The quality control and regulated degradation of misfolded and mislocalised membrane proteins is an intrinsic cellular process that is relevant to many areas of biology, both academic and industrial. As such, the immediate academic impact of this project will be with research scientists working in related areas of the life sciences, including productive protein folding, protein aggregation and the actions of molecular chaperones. Our work will provide new knowledge, insight and scientific advances that will be relevant to all those that are active in these areas, irrespective of whether their research is being carried out from a basic or a medical perspective. Our work is also of direct relevance to virologists, and we will engage this important group through our collaboration with the University Clinic in Heidelberg. Another major stakeholder with a fundamental interest in this field is the pharmaceutical industry, and components involved in cellular protein quality control and degradation are proven targets for specific drug-based therapies. We will engage the industrial members of the Manchester Chemical Biology Network, including AstraZeneca, GSK, Pfizer and Syngenta, to explore potential opportunities for interventions that target the quality control of aggregation prone precursors including mislocalised membrane proteins.

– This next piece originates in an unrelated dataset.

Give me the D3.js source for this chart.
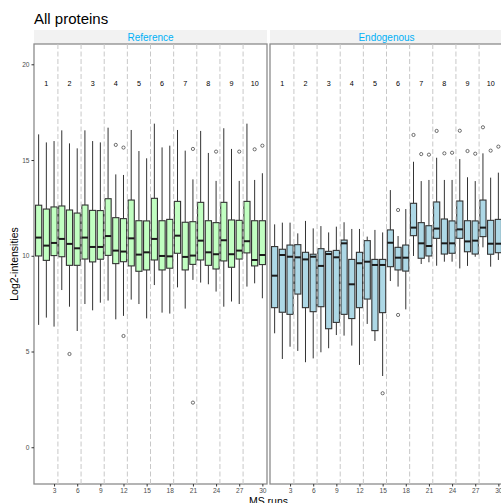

The three applicants are all strongly committed to engaging with the general public about the importance of Science and the specific goals of their research, actively participating in a variety of outreach activities. These range from Faculty and Institute open days to giving scientific presentations at English Literature conferences and informal spoken word events designed for a wide audience. We are also proactive in our interactions with local schools, and in recent years we have contributed to a number of science-based activities and provided mentoring. We strongly encourage our staff and students to take part in raising the profile and understanding of science in the wider society, and the PDRAs appointed to this project will participate in outreach activities throughout the course of the project. In addition, the two PDRAs that are appointed will each acquire a range of advanced skills, techniques and knowledge that will make them both well placed to pursue a long-term career in science, thereby contributing to the UK knowledge base and economy.